My new job’s going extremely well, having the time of my life. I’m working with a group of very competent programmers who’ve produced a whole lot of code, but without the luxury of having their own database administrator. As a result, the database is in truly horrendous shape. As an example, I spent about an hour tuning indexes for a nightly job that’s been taking 4-6 hours to run. After tuning, it takes 1-3 minutes. MINUTES.
Does that make the programmers incompetent? Of course not. They’re very good at what they do, but they’re not database administrators. They know enough to be dangerous, but not enough to scale enterprise apps.
Another guy in the company (not you, Carlos, if you’re reading this – it’s another guy) asked me how I became a database administrator. I explained that I got started programming, and eventually took on enough database administration duties to do it full time. It’s a good fit for me because I’m much better with databases than I am with programming – debugging sucks – and I really enjoy it.
The guy then asked, “So if I was going to start becoming a database administrator, what would I do?”
I was kinda caught off guard. I don’t have a good answer for that. I mean, I have plenty of good answers, but only for people who are already doing network administration or programming. If you can do either of those halfway well, then you can be a database administrator. But to start with DBA work, with no prior programming or network administration? I wasn’t quite sure how to answer that.
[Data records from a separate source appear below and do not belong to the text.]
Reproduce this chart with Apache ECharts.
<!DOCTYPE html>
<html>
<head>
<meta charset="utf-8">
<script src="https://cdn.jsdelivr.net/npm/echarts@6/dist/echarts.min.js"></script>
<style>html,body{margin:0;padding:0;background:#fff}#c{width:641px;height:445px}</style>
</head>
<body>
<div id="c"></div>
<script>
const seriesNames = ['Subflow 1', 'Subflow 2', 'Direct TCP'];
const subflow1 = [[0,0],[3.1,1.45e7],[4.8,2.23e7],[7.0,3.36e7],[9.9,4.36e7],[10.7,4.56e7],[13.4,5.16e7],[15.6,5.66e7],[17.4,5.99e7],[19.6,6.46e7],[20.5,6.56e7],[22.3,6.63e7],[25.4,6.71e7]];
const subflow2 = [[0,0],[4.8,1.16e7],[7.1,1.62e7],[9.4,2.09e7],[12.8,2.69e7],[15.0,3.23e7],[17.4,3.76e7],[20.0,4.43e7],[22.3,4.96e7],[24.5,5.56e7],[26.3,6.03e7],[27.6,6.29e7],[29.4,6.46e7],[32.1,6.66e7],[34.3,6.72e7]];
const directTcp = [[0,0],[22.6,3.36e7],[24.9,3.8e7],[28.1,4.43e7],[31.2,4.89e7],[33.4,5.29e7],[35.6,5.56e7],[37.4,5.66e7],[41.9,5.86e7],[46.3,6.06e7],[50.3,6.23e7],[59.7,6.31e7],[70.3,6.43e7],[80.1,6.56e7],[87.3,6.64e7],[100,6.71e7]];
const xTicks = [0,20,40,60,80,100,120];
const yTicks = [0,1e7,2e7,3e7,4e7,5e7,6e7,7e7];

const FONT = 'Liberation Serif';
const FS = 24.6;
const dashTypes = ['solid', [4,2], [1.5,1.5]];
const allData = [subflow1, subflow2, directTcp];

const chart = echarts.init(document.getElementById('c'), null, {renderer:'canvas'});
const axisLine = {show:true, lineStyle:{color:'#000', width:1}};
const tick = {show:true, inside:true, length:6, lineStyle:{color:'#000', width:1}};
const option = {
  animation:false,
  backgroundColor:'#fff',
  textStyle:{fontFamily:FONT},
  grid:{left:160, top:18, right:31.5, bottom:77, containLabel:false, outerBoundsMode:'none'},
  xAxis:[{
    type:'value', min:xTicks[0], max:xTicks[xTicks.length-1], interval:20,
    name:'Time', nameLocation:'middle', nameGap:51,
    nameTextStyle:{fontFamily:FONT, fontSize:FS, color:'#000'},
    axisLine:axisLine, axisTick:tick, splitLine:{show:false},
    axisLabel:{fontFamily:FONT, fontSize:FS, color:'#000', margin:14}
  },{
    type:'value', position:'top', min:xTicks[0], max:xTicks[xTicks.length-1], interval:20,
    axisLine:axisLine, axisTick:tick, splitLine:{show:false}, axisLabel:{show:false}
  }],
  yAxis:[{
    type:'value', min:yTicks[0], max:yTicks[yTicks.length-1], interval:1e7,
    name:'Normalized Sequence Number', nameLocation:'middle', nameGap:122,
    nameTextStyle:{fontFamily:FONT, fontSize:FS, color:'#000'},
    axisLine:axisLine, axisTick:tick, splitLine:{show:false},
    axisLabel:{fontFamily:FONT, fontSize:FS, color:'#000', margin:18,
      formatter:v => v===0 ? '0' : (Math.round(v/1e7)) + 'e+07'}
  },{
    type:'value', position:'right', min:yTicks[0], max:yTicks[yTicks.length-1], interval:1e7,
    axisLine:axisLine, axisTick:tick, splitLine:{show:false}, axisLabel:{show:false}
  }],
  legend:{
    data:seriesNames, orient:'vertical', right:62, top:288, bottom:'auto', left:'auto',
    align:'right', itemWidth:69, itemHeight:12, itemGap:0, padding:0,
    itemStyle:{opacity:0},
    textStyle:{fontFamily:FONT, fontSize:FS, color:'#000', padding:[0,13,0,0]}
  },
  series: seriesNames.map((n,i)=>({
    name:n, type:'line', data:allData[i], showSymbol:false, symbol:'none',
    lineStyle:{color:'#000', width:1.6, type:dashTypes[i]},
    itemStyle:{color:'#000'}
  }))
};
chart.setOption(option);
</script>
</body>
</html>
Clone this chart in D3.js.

It struck me as a get-rich-quick scheme, and further conversations with him have proven that to be his motive.
Today, I read Peter Norvig’s excellent Teach Yourself Programming in Ten Years, and it does a fantastic job of explaining my feelings on this subject. Don’t expect to jump into anything – programming, network administration, database administration, etc – and be an expert in 24 hours, regardless of the book titles down at Barnes & Noble.